The case arose out of a fairly typical collections action. The defendants, an attorney and his law firm, served a complaint on behalf of their client seeking foreclosure on property owned by plaintiff Karen Jerman. Attached to the complaint was a form notice that provided, among other things, that the alleged debt would be assumed valid unless Jerman disputed the debt “in writing.” Jerman responded with a lawsuit of her own, complaining that the defendants did not provide her with proper notice because the Act did not require that she dispute the debt “in writing.” Despite a split of authority with regard to the “in writing” requirement, the district court held that the notice had indeed violated the Act. But the district court (and ultimately the Sixth Circuit) found that the violation was predicated on the defendants’ good-faith error as to the meaning of the law, and thus the defendants were shielded from liability by the Act’s “bona fide error” defense, which provides immunity if the debt collector can prove that the violation of the Act was unintentional and, despite reasonable efforts to prevent it, “resulted from a bona fide error.” 15 U.S.C. § 1692k(c).
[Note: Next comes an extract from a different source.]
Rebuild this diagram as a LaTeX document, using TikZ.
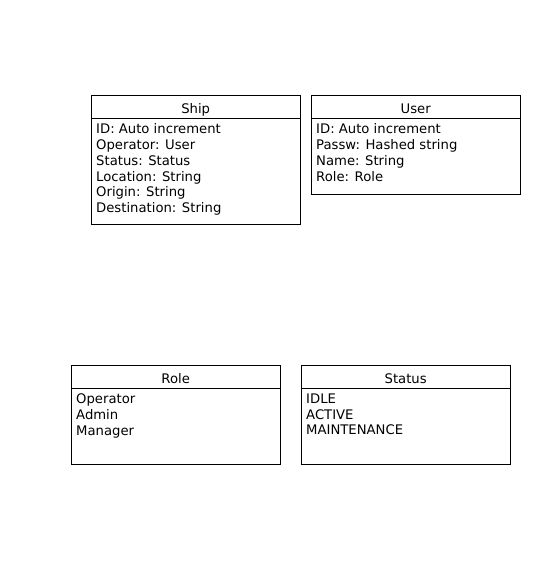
\documentclass[tikz,border=0pt]{standalone}
\usepackage{fontspec}
\setmainfont{DejaVu Sans}
\usepackage{tikz}
\usetikzlibrary{positioning}

\tikzset{
  classbox/.style={draw,thin,minimum width=209pt,inner sep=0pt},
  classtitle/.style={classbox,minimum height=23pt,text height=13pt,text depth=0pt,
    font=\fontsize{13.2}{15.8}\selectfont},
  classbody/.style={anchor=north west,align=left,inner sep=0pt,
    font=\fontsize{13.2}{15.8}\selectfont},
}

\begin{document}
\begin{tikzpicture}[x=1pt,y=-1pt]
  \useasboundingbox (0,0) rectangle (556,570);

  %ship
  \node[classtitle,anchor=north west] (ship) at (91,95) {Ship};
  \node[classbox,anchor=north,minimum height=106pt] (shipbox) at (ship.south) {};
  \node[classbody] (shipattr) at ([xshift=5pt,yshift=-5pt]shipbox.north west)
    {ID: Auto increment\\Operator: User\\Status: Status\\Location: String\\Origin: String\\Destination: String};

  %user
  \node[classtitle,anchor=north west] (user) at (311,95) {User};
  \node[classbox,anchor=north,minimum height=76pt] (userbox) at (user.south) {};
  \node[classbody] (userattr) at ([xshift=5pt,yshift=-5pt]userbox.north west)
    {ID: Auto increment\\Passw: Hashed string\\Name: String\\Role: Role};

  %role
  \node[classtitle,anchor=north west] (role) at (71,365) {Role};
  \node[classbox,anchor=north,minimum height=76pt] (rolebox) at (role.south) {};
  \node[classbody] (roleattr) at ([xshift=5pt,yshift=-5pt]rolebox.north west)
    {Operator\\Admin\\Manager};

  %status
  \node[classtitle,anchor=north west] (status) at (301,365) {Status};
  \node[classbox,anchor=north,minimum height=76pt] (statusbox) at (status.south) {};
  \node[classbody] (statusattr) at ([xshift=5pt,yshift=-5pt]statusbox.north west)
    {IDLE\\ACTIVE\\MAINTENANCE};
\end{tikzpicture}
\end{document}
The Supreme Court reversed. Justice Sotomayor, writing for the majority, concluded that the Act’s “bona fide error” defense is limited to clerical or factual mistakes and does not extend to mistakes of law. The Court explained that a mistake of law generally does not provide a defense to liability and that, when Congress has chosen to permit a mistake-of-law defense, it has typically done so in express terms. Reviewing the text of the Act, the Court found that it lacked any clear indication that Congress meant to preclude liability for mistakes of law. The Court also observed that its interpretation was consistent with the Act’s role in the larger regulatory scheme, which allowed additional administrative penalties to be imposed for knowing or intentional violations, and also with analogous provisions in other statutes. The Court rejected the defendants’ argument that excluding legal mistakes from the defense’s coverage would present ethical difficulties for attorney debt collectors, noting that “[t]o the extent the [Act] imposes some constraints on a lawyer’s advocacy on behalf of a client, it is hardly unique in our law.” The Court likewise discounted the defendants’ argument that its interpretation would subject debt collectors to devastating liabilities, explaining that when an alleged violation is trivial, the amount of damages awarded should be minimal as well.

Justices Kennedy and Alito dissented, explaining that the bona fide error defense is better interpreted to include mistakes of law and that Congress could not have intended the significant harmful consequences—including abusive litigation—that arise when a defendant can be punished for trivial, good-faith mistakes.

Under the Court’s decision, taking what is ultimately the losing position on a disputed issue of law may subject a debt collector to liability, even if the position was taken in good faith. Moreover, as the dissent explained, the availability of statutory damages, punitive damages, and attorney’s fees for violations of the Act may provide incentives for plaintiffs to file suit even in cases where they suffered little or no actual harm. Accordingly, although the extent of its impact remains to be seen, Jerman will not come as good news to businesses and law firms engaged in debt collection.

NOTE: Winston & Strawn submitted an amicus brief in support of the defendants in this case on behalf of DRI: The Voice of the Defense Bar.